Song by Fred Heatherton
- Label: Box and Cox Publications
- Songwriter: Fred Heatherton

= I've Got a Lovely Bunch of Coconuts =

1944 song by Fred Heatherton

"I've Got a Lovely Bunch of Coconuts" is a novelty song composed in 1944 (as "I've Got a Lovely Bunch of Cocoanuts") by Fred Heatherton, a songwriting pseudonym for a collaboration of English songwriters Harold Elton Box and Desmond Cox, with Lewis Ilda (itself a pseudonym of American songwriter Irwin Dash). The song was published by Box and Cox Publications (ASCAP).

The song celebrates the coconut shy (coconut toss) at funfairs (carnivals), and the chorus of "Roll or bowl a ball a penny a pitch" is based on the call of the showman "standing underneath the flare" (of gaslight), inviting the public to play. The ball is tossed or bowled (as in cricket) or pitched at the coconuts with the object of knocking one off its stand.

==Recording history==
In 1950, the song was a top-ten hit in the United States for Freddy Martin and his Orchestra with vocalist Merv Griffin and sold over three million copies. The following year, it was a number-25 hit for Danny Kaye.

It was a staple song of the Billy Cotton Band Show on British radio and television. The song is still played over the public address at Cambridge United football matches after home wins.

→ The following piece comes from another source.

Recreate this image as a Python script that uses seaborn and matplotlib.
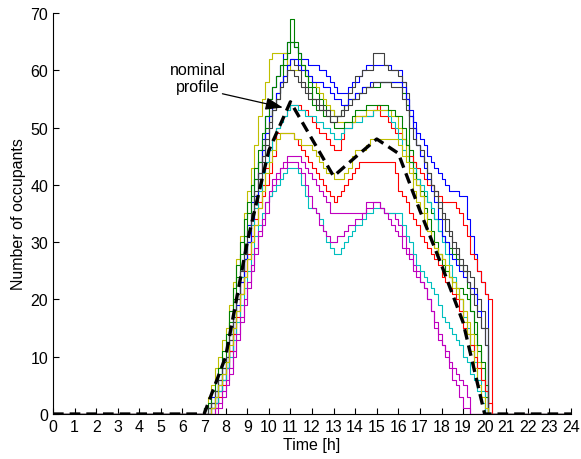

Swedish performer Povel Ramel wrote a Swedish version of the song in 1950. This version, "Far jag kan inte få upp min kokosnöt" ("Dad I can't crack my coconut open"), has little to do with the original. It is sung by a little boy who, in the course of his attempts to open his resilient coconut, demolishes the family's furniture, disfigures his mother, and finally blows their house up. This version also features prominently in the film My Life as a Dog (1985), as well as in the Swedish language version of The Lion King. The song is known in Finland from the versions by Kipparikvartetti and M. A. Numminen, "Kuinka saisin rikki kookospähkinän", which feature a similar tragicomic story.